WILLIBALD: WHAT’S IN A NAME
by Chris Tiessen
What’s in a name?’ Juliet asks her soulmate, Romeo, in that most tragic of Shakespearian romances. It’s an important question that drives to the very heart of their story. Juliet knows that last names denote clan identity. First names, on the other hand, identify us as individuals in the immediate here and now. As for middle names – they are, more often than not, relegated to obscurity or even reduced to a single letter. For many of us they might seem like odd tags with which we never really identify – and might even attempt to keep hidden.
It’s a cheeky thing, then, that Waterloo Region’s newest distillery is named after the middle name of the grandfather of two of its founders. It’s a middle name for which this particular grandfather – Richard Feicht – has had little affection, and which he has made efforts to conceal wherever possible – even going so far as to keep it off his driver’s license.
Willibald.
‘For years, we’ve playfully teased our grandfather about his middle name,’ says Jordan van der Heyden, one of three co-founders of Willibald Farm Distillery. Jordan’s brother Nolan adds: ‘It became an ongoing family joke, but was always done out of love. He’d tell us not to call him by his middle name. We’d do it anyways. And we’d all end up laughing together.’
When Jordan, Nolan and their childhood friend Cam Formica decided, then, in 2013, to open a distillery at the van der Heyden family farm, it didn’t take long for the three young entrepreneurs – all recent university graduates with big dreams – to turn grandfather’s hidden handle into an emerging brand. At first grandfather Richard didn’t believe the boys when they told him the name they had settled on. ‘We didn’t believe it ourselves,’ Jordan laughs. ‘But after a while, we realized that Willibald really did check off so many boxes of what represented the distillery for us.’
Including an abiding sense of community that links so many aspects of the enterprise together. Ties that bind. To family. To landscape (grandfather Richard continues to live just a few kilometres from the farm distillery, near Ayr). To the area’s rich German heritage. Ties that clearly run much more than name deep.
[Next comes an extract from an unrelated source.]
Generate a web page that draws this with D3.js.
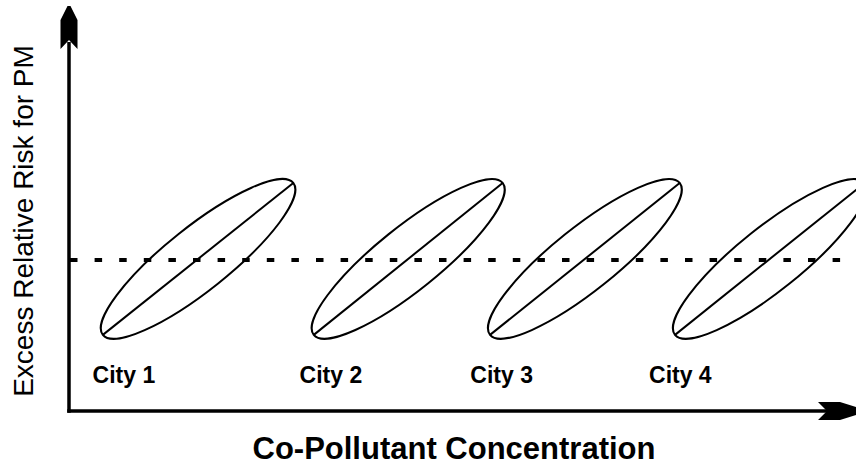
<!DOCTYPE html>
<meta charset="utf-8">
<style>

body {
  margin: 0;
  background: #fff;
}

text {
  font-family: "Liberation Sans", Arial, sans-serif;
  fill: #000;
}

.city {
  font-size: 23px;
  font-weight: bold;
}

.xtitle {
  font-size: 31px;
  font-weight: bold;
}

.ytitle {
  font-size: 28px;
}

</style>
<body>
<script src="https://cdnjs.cloudflare.com/ajax/libs/d3/7.8.5/d3.min.js"></script>
<script>

// cities and the ends of each city's ellipse (concentration, excess risk)
var cities = ["City 1", "City 2", "City 3", "City 4"];
var concLow  = [4.3, 31.1, 53.5, 77.0];
var concHigh = [28.5, 55.1, 77.6, 101.1];
var riskLow  = [18.8, 18.8, 18.8, 18.8];
var riskHigh = [56.3, 56.3, 56.3, 56.3];
var labelConc = [3.0, 29.3, 51.0, 73.7];
var labelRisk = 7;
var refRisk = 37.3;

var xTitle = "Co-Pollutant Concentration",
    yTitle = "Excess Relative Risk for PM";

var width = 856,
    height = 470;

var x = d3.scaleLinear().domain([0, 100]).range([69, 856]);
var y = d3.scaleLinear().domain([0, 100]).range([411, 6]);

var spread = 0.26; // minor / major axis ratio

var svg = d3.select("body").append("svg")
    .attr("width", width)
    .attr("height", height);

var data = cities.map(function(c, i) {
  return {
    name: c,
    x0: concLow[i], x1: concHigh[i],
    y0: riskLow[i], y1: riskHigh[i],
    lx: labelConc[i]
  };
});

// reference line
svg.append("line")
    .attr("x1", x(0) + 1)
    .attr("x2", width)
    .attr("y1", y(refRisk))
    .attr("y2", y(refRisk))
    .attr("stroke", "#000")
    .attr("stroke-width", 4)
    .attr("stroke-dasharray", "7.5,17.1");

var g = svg.selectAll(".city-g")
    .data(data)
  .enter().append("g")
    .attr("class", "city-g");

g.append("ellipse")
    .attr("transform", function(d) {
      var cx = (x(d.x0) + x(d.x1)) / 2,
          cy = (y(d.y0) + y(d.y1)) / 2,
          a = Math.atan2(y(d.y1) - y(d.y0), x(d.x1) - x(d.x0)) * 180 / Math.PI;
      return "translate(" + cx + "," + cy + ") rotate(" + a + ")";
    })
    .attr("rx", function(d) {
      return Math.hypot(x(d.x1) - x(d.x0), y(d.y1) - y(d.y0)) / 2;
    })
    .attr("ry", function(d) {
      return spread * Math.hypot(x(d.x1) - x(d.x0), y(d.y1) - y(d.y0)) / 2;
    })
    .attr("fill", "none")
    .attr("stroke", "#000")
    .attr("stroke-width", 2);

g.append("line")
    .attr("x1", function(d) { return x(d.x0); })
    .attr("y1", function(d) { return y(d.y0); })
    .attr("x2", function(d) { return x(d.x1); })
    .attr("y2", function(d) { return y(d.y1); })
    .attr("stroke", "#000")
    .attr("stroke-width", 2);

g.append("text")
    .attr("class", "city")
    .attr("x", function(d) { return x(d.lx); })
    .attr("y", y(labelRisk))
    .text(function(d) { return d.name; });

// axes with arrow heads
var ox = x(0), oy = y(0);

svg.append("line")
    .attr("x1", ox).attr("y1", oy + 1.75)
    .attr("x2", ox).attr("y2", 42)
    .attr("stroke", "#000")
    .attr("stroke-width", 3.5);

svg.append("line")
    .attr("x1", ox - 1.75).attr("y1", oy)
    .attr("x2", 830).attr("y2", oy)
    .attr("stroke", "#000")
    .attr("stroke-width", 3.5);

svg.append("path")
    .attr("d", "M" + (ox - 1.5) + ",6 L" + (ox + 1.5) + ",6 L" + (ox + 8.5) + ",20 L" + (ox + 8.5) + ",49 L" + ox + ",40 L" + (ox - 8.5) + ",49 L" + (ox - 8.5) + ",20Z")
    .attr("fill", "#000");

svg.append("path")
    .attr("d", "M856," + (oy - 4) + " L856," + (oy + 4) + " L840," + (oy + 9) + " L818," + (oy + 9) + " L827," + oy + " L818," + (oy - 9) + " L840," + (oy - 9) + "Z")
    .attr("fill", "#000");

// titles
svg.append("text")
    .attr("class", "xtitle")
    .attr("x", 454)
    .attr("y", 459)
    .attr("text-anchor", "middle")
    .text(xTitle);

svg.append("text")
    .attr("class", "ytitle")
    .attr("transform", "translate(33,221) rotate(-90)")
    .attr("text-anchor", "middle")
    .text(yTitle);

</script>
Ties that find expression also in the fabulous immediate physical space the farm distillery occupies.
Dominating the distillery’s gorgeous event space are the historic wood beams the Willibald team reclaimed from the recently-demolished family barn. Some of them span more than sixty feet. Dropped off by a neighbor and installed on-site are the original 1930s Ayr street lights whose almost-whimsical circular design has since been incorporated as a key icon in the distillery’s branding. The almost-gothic font and bright yellow colours of the Willibald logo denote a German rural past that speaks to family, community and heritage. And to ‘Willibald’ himself.
‘Our logo and overall branding is an integral part of who we are and what the distillery represents,’ says Cam, whose primary role at the distillery is marketing the business. ‘It’s our business’ first point of contact with a growing audience of craft distillery fans – even before they taste what we’re distilling.’
And what exactly are the ‘boys Willibald’ distilling? First up is a barrel-aged gin, with a unique amber colour and smooth floral notes. ‘It took us eight months and over 100 iterations to get the gin the way we want it,’ Nolan, who’s taken on the role of head distiller, remarks. ‘There are so many possibilities with gin – it’s an endless creative process.’ A process that has included, as all hand-crafted distilleries should, the construction (by Nolan, Cam and Jordan) of their own 4000-litre open top douglas fir fermenter, inspired by the boys’ visits to distilleries down south. They’ll be releasing more as the distillery continues to grow and when their whisky – already in casks – reaches its appropriate age to bottle.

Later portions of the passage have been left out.